Of utmost significance within the steps of reorganization was that legal title passed through and from Apex 1 – to Bentall – to Apex 2. This transfer of the partnership interest, claimed Ceco, was a violation of its right of first refusal. And one can readily see that the characterization of the reorganization was instrumental in assigning breach and its resultant damages. If, as Apex argued, the reorganization transactions were internal and within the same corporate family, then no right of refusal would have been denied as the ownership interest in the joint venture would have remained constant. However, and as the Court decided, if a transfer between distinct legal entities occurred, then Ceco’s purchase offer was preceded by a core breach by Apex. And as a curious result from this determination, the later purchase offer by Ceco was then characterized by the Court as a reasonable act of mitigation in response to Apex’s breach of providing first refusal; which Ceco was admittedly not even aware of at the time the purported act of mitigation took place (at para. 63).
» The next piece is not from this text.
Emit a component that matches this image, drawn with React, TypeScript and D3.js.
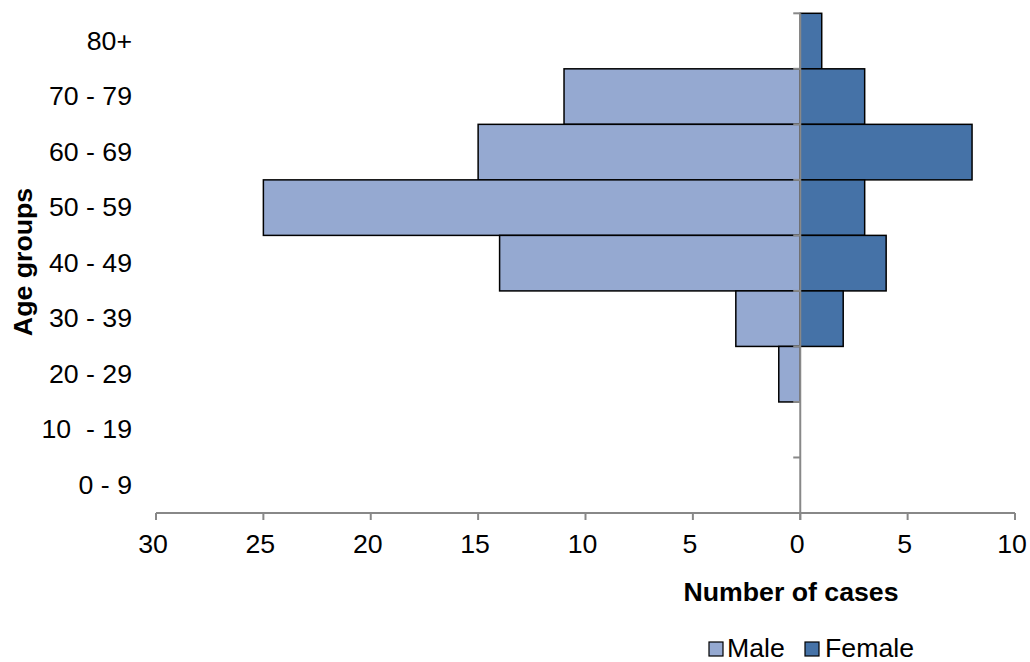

The Court’s strict application of the corporate veil may be seen as an equitable move, even though the Court did not use express language of equity. The decision not only makes repeated reference to the conduct of Apex in an unfavourable light, but also argues for an equality of application that is reminiscent of equity’s requirement of clean hands on the part of those seeking it. In a telling passage, the Court states that “[Apex] wishes the court to apply the corporate “veil” (separate personality) only when that benefits Apex. Quite possibly one could say to Apex “All they that take the sword shall perish with the sword (Matthew 26:52).”” (at para. 47).
There is much to favour in an approach that is premised upon consistency and fairness (even when unsupported by scripture). Unfortunately, it is not clear in the decision exactly how Apex attempted to have it both ways. Its claims and defences appear founded necessarily on the continued existence of Apex Corporation as a constituent part of a larger corporate enterprise. Though it may be easy to assume that Apex, or its parent Bentall, would have claimed the protection of the corporate veil had the situation been otherwise, the Court did not apparently consider the mutuality of its strict veil application. This leads to some lingering problems of logic, policy, and precedent.
Ideally, the Court would have inquired hypothetically into whether Apex would have been able to escape the obligation of first right of refusal had Ceco contested it for another, future transaction. The Court did observe perceptively that the right of first refusal “comes but once” (at para. 39). Supposing that Apex had attempted another transfer of the partnership interest, after the reorganization and to a third party wholly unaffiliated with Apex or Bentall, the pertinent question would be whether Ceco would have maintained a right of first refusal or whether it had expired with the first transfer between Apex and Bentall? It is difficult to envision that in such a circumstance Apex would be allowed to rely upon the reorganization, or change in name alone, to escape its obligations to Ceco. Such a scenario, or interpretation of the right of refusal, would have had the advantage of falling much more squarely within the enunciated exceptions to the corporate veil mentioned above, rather than promoting a fair result through a very technical reading and endorsement of corporate identity.
Similarly, a logical problem occurs with the Court’s conclusion as to the damage award due to Ceco from the breach of the right of first refusal. The Court ruled that Ceco was entitled to purchase Apex’s interest at the price of $425,616, the amount of the transfer from Bentall to Apex 2. While Apex objected to this price quantum as merely “the sale price from its new parent Bentall to the ultimate purchaser (so-called Apex Two)” (at para. 115), the Court held that this was the “effective sale. Bentall was a mere way station. The previous sale or transfer from Apex to Bentall was for one dollar… Ceco does not hold Apex to that small sum”(at para. 115). The previous statement appears almost irreconcilable with rational analysis. If the Court’s reading of the reorganization is to uphold the barest corporate alteration as creating a new party capable of being recognized as an outside, third party for the purposes of the right to refusal clause, then such a technical interpretation should be applied consistently. The transfer that breached the clause, upon the Court’s own reasoning, must have been the sale from Apex 1 to Bentall, not Bentall to Apex 2. It then follows that the purchase price Ceco was entitled to under the first refusal clause was for the first sale made by Apex – that between Apex 1 and Bentall, for the value of one dollar. It is hardly consistent for the Court to enforce the technicalities of the reorganization plan against Apex and then selectively identify only the first half of the Bentall role as being that of a mere ‘way station.’ The Court’s language appears to imply a certain reasonableness, or even modesty, on the part of Ceco in seeking hundreds of thousands instead of a single dollar as the entitled purchase price. And arguably the Court should be appreciative, if only for the sake of appearances; because the logic of its decision should entitle Ceco to the purchase price of $1 for the partnership interest that they voluntarily offered $1.5 million for.
While the Court’s decision may impart a feeling of fair-mindedness, as it holds the unappealing behaviour of a corporation to the letter of its altered legal corporate identity, there may be a danger with the principles and precedent imparted by the Court’s approach. Simply, the very technical recognition of corporate personality through a reorganization process may serve equity in one isolated instance and yet indicate against the more numerous instances when equity would be better served by parting the corporate veil to recognize a wider scheme or project. Perhaps the present decision is a demonstration of the potential pitfalls that may follow from deciding an appellate case upon the position of the parties rather than the principles involved.